In 1928 he returned to the Hall Institute in Melbourne and was appointed Assistant Director to Charles Kellaway. One of his first tasks was to investigate the "Bundaberg disaster", in which 12 children died as a result of staphylococcal contamination of diphtheria vaccines. This led to his discovery of the alpha toxin of Staphylococcus aureus, but Burnet felt that this toxin was unlikely to be the culprit. The toxin that actually caused the illness was probably staphylococcal enterotoxin that causes what is now known as toxic shock syndrome.

In 1929 Burnet and Margot McKie suggested that bacteriophage could exist as a stable non-infectious "anlage" which multiplies in step with the bacterial host, a concept that was many years ahead of its time. He was thus one of the pioneers in the study of lysogeny, the process by which certain bacteriophages integrate their DNA into the chromosome of the bacterial host and replicate in a hidden fashion, only to emerge at a later stage, either randomly and unpredictably or by certain stimuli such as ultraviolet light, as shown by Lwoff in 1949 (3). In order to appreciate Burnet's vision, we must remember that D'Herelle denied the phenomenon of lysogeny, and even Delbrück initially refused to believe in it, feeling that the experiments by Burnet and others were worthless (3). The importance of bacteriophage in genetics was recognised by the award of Nobel Prizes to Jacob, Lwoff and Monod in 1965 and to Delbrück, Hershey and Luria in 1969.

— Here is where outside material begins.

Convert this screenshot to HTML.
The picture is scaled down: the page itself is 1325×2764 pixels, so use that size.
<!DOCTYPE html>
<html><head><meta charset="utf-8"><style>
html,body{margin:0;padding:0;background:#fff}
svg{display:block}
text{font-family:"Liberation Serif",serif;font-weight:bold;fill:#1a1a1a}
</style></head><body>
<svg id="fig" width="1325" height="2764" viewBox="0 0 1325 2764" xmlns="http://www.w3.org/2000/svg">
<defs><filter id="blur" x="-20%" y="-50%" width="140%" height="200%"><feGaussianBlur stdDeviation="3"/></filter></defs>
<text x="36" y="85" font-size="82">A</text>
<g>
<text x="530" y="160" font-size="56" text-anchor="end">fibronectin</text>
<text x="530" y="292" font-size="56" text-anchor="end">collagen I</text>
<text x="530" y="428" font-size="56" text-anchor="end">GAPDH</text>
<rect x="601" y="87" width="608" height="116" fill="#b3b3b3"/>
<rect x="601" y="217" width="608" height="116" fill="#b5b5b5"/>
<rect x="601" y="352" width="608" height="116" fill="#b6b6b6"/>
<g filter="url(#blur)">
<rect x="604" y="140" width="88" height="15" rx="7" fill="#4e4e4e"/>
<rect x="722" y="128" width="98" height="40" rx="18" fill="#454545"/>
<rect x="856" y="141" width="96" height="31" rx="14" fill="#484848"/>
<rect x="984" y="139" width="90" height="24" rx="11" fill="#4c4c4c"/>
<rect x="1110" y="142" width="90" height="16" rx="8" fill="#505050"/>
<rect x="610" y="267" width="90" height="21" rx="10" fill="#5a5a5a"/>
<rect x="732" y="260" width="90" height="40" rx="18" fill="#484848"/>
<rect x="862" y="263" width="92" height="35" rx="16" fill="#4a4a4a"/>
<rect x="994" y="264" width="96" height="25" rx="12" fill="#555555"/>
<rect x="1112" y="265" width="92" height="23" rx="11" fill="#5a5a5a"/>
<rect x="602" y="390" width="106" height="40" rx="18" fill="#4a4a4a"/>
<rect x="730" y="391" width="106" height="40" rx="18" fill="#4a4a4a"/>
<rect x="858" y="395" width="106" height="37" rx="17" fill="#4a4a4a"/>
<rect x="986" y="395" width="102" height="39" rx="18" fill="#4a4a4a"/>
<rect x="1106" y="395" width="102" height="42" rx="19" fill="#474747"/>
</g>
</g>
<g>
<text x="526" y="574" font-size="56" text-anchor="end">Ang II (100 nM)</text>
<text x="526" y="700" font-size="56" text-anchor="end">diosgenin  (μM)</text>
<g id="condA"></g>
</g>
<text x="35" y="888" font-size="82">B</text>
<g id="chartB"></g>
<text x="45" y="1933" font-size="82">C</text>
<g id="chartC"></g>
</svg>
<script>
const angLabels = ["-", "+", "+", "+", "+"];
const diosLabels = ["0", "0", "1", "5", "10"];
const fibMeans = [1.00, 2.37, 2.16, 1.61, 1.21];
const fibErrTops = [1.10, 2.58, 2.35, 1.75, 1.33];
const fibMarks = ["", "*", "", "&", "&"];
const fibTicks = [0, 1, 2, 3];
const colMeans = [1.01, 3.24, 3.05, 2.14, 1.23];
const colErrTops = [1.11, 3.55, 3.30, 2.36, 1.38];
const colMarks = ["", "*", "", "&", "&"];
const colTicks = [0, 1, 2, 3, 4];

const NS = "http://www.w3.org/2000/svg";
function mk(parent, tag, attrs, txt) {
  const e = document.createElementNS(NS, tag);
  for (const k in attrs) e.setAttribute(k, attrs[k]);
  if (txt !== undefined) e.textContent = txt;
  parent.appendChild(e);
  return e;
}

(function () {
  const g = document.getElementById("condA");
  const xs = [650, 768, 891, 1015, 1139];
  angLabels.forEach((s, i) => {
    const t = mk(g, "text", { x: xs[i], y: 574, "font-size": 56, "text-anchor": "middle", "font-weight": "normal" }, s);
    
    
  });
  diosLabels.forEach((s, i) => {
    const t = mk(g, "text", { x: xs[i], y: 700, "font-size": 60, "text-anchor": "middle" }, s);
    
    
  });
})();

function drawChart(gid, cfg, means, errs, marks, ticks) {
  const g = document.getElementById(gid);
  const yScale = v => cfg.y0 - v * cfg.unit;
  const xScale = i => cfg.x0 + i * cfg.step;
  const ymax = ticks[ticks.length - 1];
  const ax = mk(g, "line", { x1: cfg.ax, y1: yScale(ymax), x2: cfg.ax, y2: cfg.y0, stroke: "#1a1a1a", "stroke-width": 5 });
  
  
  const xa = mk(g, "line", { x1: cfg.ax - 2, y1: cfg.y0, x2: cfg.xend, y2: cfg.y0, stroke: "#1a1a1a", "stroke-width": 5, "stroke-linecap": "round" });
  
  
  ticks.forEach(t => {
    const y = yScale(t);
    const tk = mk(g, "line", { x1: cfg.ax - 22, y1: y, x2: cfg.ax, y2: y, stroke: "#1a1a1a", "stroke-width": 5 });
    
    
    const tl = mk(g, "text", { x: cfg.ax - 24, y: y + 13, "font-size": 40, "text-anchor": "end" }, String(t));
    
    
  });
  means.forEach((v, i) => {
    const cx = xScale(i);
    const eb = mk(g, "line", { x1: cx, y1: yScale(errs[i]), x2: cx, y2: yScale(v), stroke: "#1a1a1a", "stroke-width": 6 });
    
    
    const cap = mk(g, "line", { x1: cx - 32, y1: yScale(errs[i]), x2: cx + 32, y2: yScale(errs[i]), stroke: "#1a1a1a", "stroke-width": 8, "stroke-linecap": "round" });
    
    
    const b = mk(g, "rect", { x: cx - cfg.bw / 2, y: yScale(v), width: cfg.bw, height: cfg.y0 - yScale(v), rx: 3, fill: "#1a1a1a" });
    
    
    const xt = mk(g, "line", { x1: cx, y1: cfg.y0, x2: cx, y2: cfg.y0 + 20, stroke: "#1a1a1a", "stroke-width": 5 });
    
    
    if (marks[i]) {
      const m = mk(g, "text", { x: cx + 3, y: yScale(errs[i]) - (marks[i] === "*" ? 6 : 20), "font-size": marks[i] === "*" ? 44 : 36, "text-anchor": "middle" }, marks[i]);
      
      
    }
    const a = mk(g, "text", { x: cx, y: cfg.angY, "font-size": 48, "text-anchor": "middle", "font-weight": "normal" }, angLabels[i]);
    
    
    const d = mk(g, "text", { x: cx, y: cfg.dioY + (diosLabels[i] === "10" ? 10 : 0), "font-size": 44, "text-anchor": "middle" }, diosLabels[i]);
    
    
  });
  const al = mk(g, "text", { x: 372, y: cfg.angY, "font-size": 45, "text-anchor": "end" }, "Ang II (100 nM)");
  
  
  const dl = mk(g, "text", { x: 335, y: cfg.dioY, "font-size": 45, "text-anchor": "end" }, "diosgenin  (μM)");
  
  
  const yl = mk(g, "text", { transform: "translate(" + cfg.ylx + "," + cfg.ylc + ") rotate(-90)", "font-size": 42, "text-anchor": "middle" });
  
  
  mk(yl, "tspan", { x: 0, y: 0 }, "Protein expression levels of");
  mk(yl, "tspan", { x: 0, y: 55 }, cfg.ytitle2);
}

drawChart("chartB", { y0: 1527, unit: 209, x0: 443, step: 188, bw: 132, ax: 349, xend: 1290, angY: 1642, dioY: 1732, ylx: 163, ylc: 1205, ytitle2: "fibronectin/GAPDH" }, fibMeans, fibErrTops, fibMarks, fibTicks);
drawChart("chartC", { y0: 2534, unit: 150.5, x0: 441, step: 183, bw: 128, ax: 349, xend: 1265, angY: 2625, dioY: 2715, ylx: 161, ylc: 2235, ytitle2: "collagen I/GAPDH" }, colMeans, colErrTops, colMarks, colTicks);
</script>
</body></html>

In 1932-3 Burnet took leave of absence from WEHI to hold a fellowship at the National Institute for Medical Research in Hampstead, London, where he witnessed what can now be seen as a "golden age" of virology, including the isolation of the influenza virus and its transmission to ferrets. A major contribution at this time was his demonstration that canary pox virus (and by implication, other viruses) could be quantitated by making serial dilutions and counting pocks on the chorioallantoic membrane of embryonated eggs. This work became particularly important in his later studies on influenza.

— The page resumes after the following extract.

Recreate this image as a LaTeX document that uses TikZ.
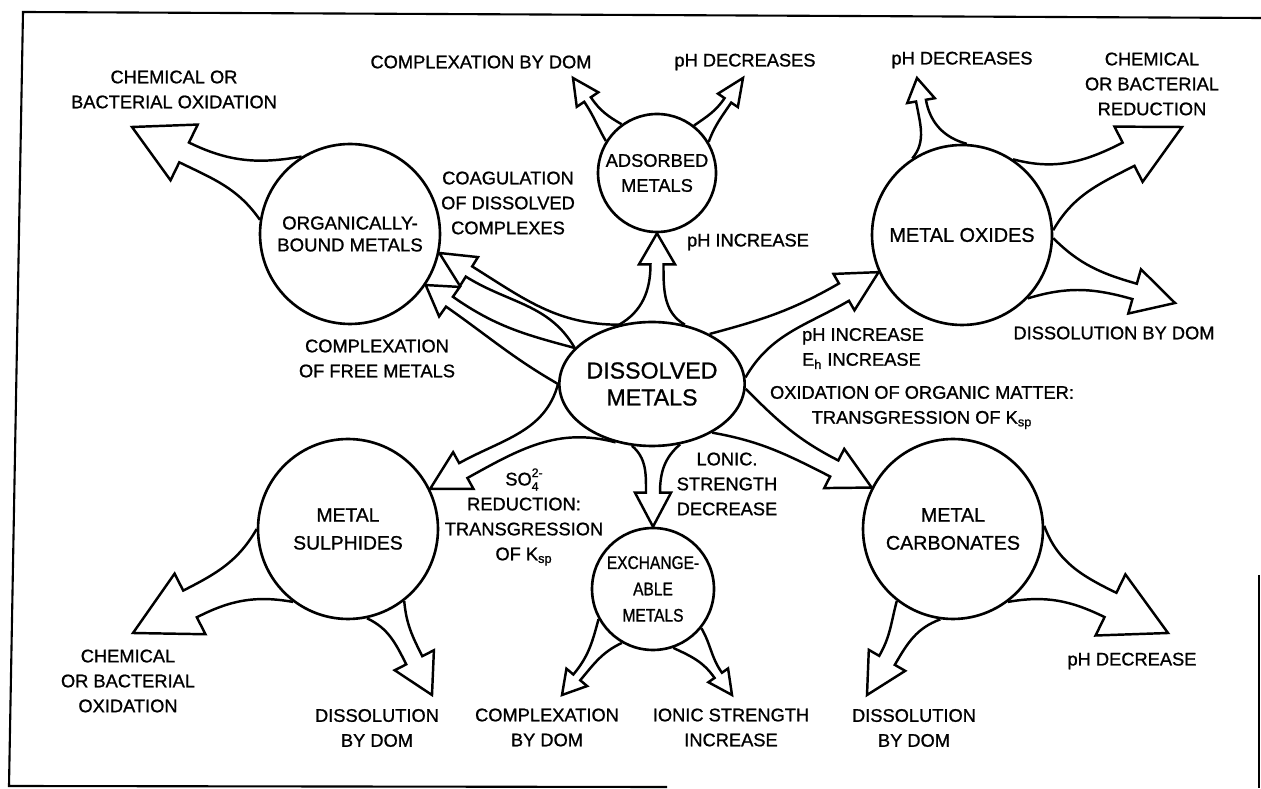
\documentclass[tikz,border=0pt]{standalone}
\usepackage{fontspec}
\setmainfont{Liberation Sans}[FakeBold=1]
\newfontfamily\narrowsans{Liberation Sans}[FakeStretch=0.85, FakeBold=1]
\usetikzlibrary{positioning,calc,shapes.geometric}

\tikzset{
  tipsize/.code args={#1/#2/#3}{\def\ahl{#1}\def\ahw{#2}\def\asw{#3}},
  bigarrow/.style={line width=1.4pt, line join=miter},
  pool/.style={circle, draw, line width=1.5pt, inner sep=0pt, align=center},
  lab/.style={align=center, inner sep=1pt},
}

% hollow arrow: [size] src, left flare angle, its out angle, right flare angle, its out angle, tip, direction
\newcommand{\fatarrow}[8][]{%
  \begin{scope}[#1]
    \pgfmathsetmacro\fdb{#8+180}%
    \pgfmathsetmacro\fdl{#8+90}%
    \pgfmathsetmacro\fdr{#8-90}%
    \path (#7) ++(\fdb:\ahl) coordinate (c);
    \draw[bigarrow] (#2.#3) to[out=#4,in=\fdb] ($(c)+(\fdl:\asw)$) -- ($(c)+(\fdl:\ahw)$)
      -- (#7) -- ($(c)+(\fdr:\ahw)$) -- ($(c)+(\fdr:\asw)$) to[out=\fdb,in=#6] (#2.#5);
  \end{scope}}

\begin{document}
\begin{tikzpicture}[x=0.02cm, y=0.02cm, font=\fontsize{10.4}{14.2}\selectfont]
  \useasboundingbox (0,0) rectangle (1261,788);
  \draw[line width=1.2pt] (1261,770) -- (23,776) -- (9,2) -- (667,1);
  \draw[line width=1.2pt] (1259,213) -- (1259,0);

  % pools
  \node[pool, minimum size=3.6cm, font=\fontsize{10.6}{12.5}\selectfont] (org) at (350,554) {ORGANICALLY-\\BOUND METALS};
  \node[pool, minimum size=2.36cm] (ads) at (657,615) {ADSORBED\\METALS};
  \node[ellipse, draw, line width=1.5pt, inner sep=0pt, minimum width=3.52cm, minimum height=2.48cm,
        align=center, font=\fontsize{13.2}{15.3}\selectfont] (dis) at (652,404) {DISSOLVED\\METALS};
  \node[pool, minimum size=3.6cm, font=\fontsize{11.3}{15}\selectfont] (oxi) at (962,553) {METAL OXIDES};
  \node[pool, minimum size=3.6cm, font=\fontsize{11}{15.9}\selectfont] (sul) at (348,259) {METAL\\SULPHIDES};
  \node[pool, minimum size=2.44cm, font=\narrowsans\fontsize{10.4}{15}\selectfont] (exc) at (653,199) {EXCHANGE-\\ABLE\\METALS};
  \node[pool, minimum size=3.6cm, font=\fontsize{11.2}{15.9}\selectfont] (car) at (953,259) {METAL\\CARBONATES};

  % free ends
  \coordinate (tOrgOx) at (132,661);
  \coordinate (tAdsCx) at (573,710);
  \coordinate (tAdsPh) at (743,710);
  \coordinate (tOxiPh) at (917,710);
  \coordinate (tOxiRed) at (1182,661);
  \coordinate (tOxiDom) at (1175,485);
  \coordinate (tSulOx) at (133,155);
  \coordinate (tSulDom) at (432,93);
  \coordinate (tExcCx) at (562,93);
  \coordinate (tExcIo) at (732,93);
  \coordinate (tCarDom) at (867,93);
  \coordinate (tCarPh) at (1168,155);

  % from dissolved metals
  \fatarrow[tipsize=31/18/6.5]{dis}{119}{30}{61}{150}{ads.270}{90}
  \fatarrow[tipsize=40/21/10]{dis}{41}{15}{4}{60}{oxi.204}{30}
  \fatarrow[tipsize=42/22/9]{dis}{357}{315}{321}{350}{car.153}{333}
  \fatarrow[tipsize=34/18/7]{dis}{295}{220}{252}{320}{exc.90}{270}
  \fatarrow[tipsize=38/21/8.5]{dis}{238}{165}{180}{255}{sul.26}{209}
  \fatarrow[tipsize=35/17/6]{dis}{155}{120}{119}{180}{org.348}{148}
  \fatarrow[tipsize=29/18/6]{dis}{180}{150}{155}{165}{org.326}{145}

  % out of the pools
  \fatarrow[tipsize=58/31/11]{org}{171}{125}{122}{190}{tOrgOx}{154}
  \fatarrow[tipsize=26/13/4]{ads}{148}{120}{126}{150}{tAdsCx}{124}
  \fatarrow[tipsize=27/12/4]{ads}{52}{35}{31}{70}{tAdsPh}{56}
  \fatarrow[tipsize=23/14/5]{oxi}{123}{50}{87}{165}{tOxiPh}{100}
  \fatarrow[tipsize=60/31/13]{oxi}{56}{345}{3}{60}{tOxiRed}{27}
  \fatarrow[tipsize=42/23/8]{oxi}{358}{315}{316}{17}{tOxiDom}{344}
  \fatarrow[tipsize=64/34/15]{sul}{233}{170}{180}{240}{tSulOx}{207}
  \fatarrow[tipsize=39/22/9]{sul}{308}{275}{282}{335}{tSulDom}{297}
  \fatarrow[tipsize=23/13.5/4.5]{exc}{240}{205}{209}{255}{tExcCx}{230}
  \fatarrow[tipsize=24/12/4.5]{exc}{321}{300}{289}{335}{tExcIo}{305}
  \fatarrow[tipsize=40/21/9]{car}{262}{200}{232}{255}{tCarDom}{240}
  \fatarrow[tipsize=64/34/13.5]{car}{2}{290}{307}{10}{tCarPh}{334}

  % labels
  \node[lab] (lOrgOx) at (174,698.5) {CHEMICAL OR\\BACTERIAL OXIDATION};
  \node[lab] (lAdsCx) at (481,726) {COMPLEXATION BY DOM};
  \node[lab] (lAdsPh) at (745,726) {pH DECREASES};
  \node[lab] (lOxiPh) at (962,728) {pH DECREASES};
  \node[lab] (lOxiRed) at (1152,704) {CHEMICAL\\OR BACTERIAL\\REDUCTION};
  \node[lab] (lOxiDom) at (1114,455) {DISSOLUTION BY DOM};
  \node[lab] (lCoag) at (508,585) {COAGULATION\\OF DISSOLVED\\COMPLEXES};
  \node[lab] (lAdsIn) at (748,546) {pH INCREASE};
  \node[lab, anchor=west, align=left] (lOxiIn) at (800,439.5) {pH INCREASE\\E\textsubscript{h} INCREASE};
  \node[lab] (lCarIn) at (922,380.5) {OXIDATION OF ORGANIC MATTER:\\TRANSGRESSION OF K\textsubscript{sp}};
  \node[lab] (lCpx) at (377,429.5) {COMPLEXATION\\OF FREE METALS};
  \node[lab] (lSulIn) at (524,271) {SO\raisebox{-0.55ex}{\scriptsize\shortstack[l]{2-\\4}}\\REDUCTION:\\TRANSGRESSION\\OF K\textsubscript{sp}};
  \node[lab] (lExcIn) at (727,304) {LONIC.\\STRENGTH\\DECREASE};
  \node[lab] (lSulOx) at (128,107) {CHEMICAL\\OR BACTERIAL\\OXIDATION};
  \node[lab] (lSulDom) at (377,60) {DISSOLUTION\\BY DOM};
  \node[lab] (lExcCx) at (547,60.5) {COMPLEXATION\\BY DOM};
  \node[lab] (lExcIo) at (731,60.5) {IONIC STRENGTH\\INCREASE};
  \node[lab] (lCarDom) at (914,60) {DISSOLUTION\\BY DOM};
  \node[lab] (lCarPh) at (1132,127) {pH DECREASE};
\end{tikzpicture}
\end{document}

Director of the Walter and Eliza Hall Institute

He returned to the Hall Institute in 1934. Upon the departure of Kellaway to become Director of the Wellcome Foundation in 1943, Burnet became Director, a post which he held until his retirement in 1965. These years saw a stream of discoveries concerning infectious diseases, notably psittacosis, scrub typhus, Murray Valley encephalitis, myxomatosis, poliomyelitis, and Q fever, the causative organism of which was named Coxiella burneti in his honour.

During this time Burnet had a particularly strong interest in influenza virus. The world-wide influenza pandemic of 1918-1919 killed more people than were killed in the whole of the first world war, and he was conscious of the possibility that a similar pandemic might occur again. He devised novel methods for the growth and study of influenza virus in embryonated eggs, although the development of an effective influenza vaccine proved elusive.

His interest in receptors for flu virus led, via an extraordinary combination of brilliance and intuition, to his discovery of a "receptor-destroying enzyme" (neuraminidase) secreted by Vibrio cholerae. This work led on to Alfred Gottschalk's discovery of glycoproteins and the neuraminidase substrate, sialic acid.

The golden age of virology continued at the Hall Institute under Burnet's direction. It included the work of Alick Isaacs on what was later called "interferon", as well as important contributions by Gordon Ada, who discovered the segmented RNA nature of the influenza genome, and the work of John Cairns, Stephen Fazekas de St. Groth, Eric French, Gray Anderson and Frank Fenner.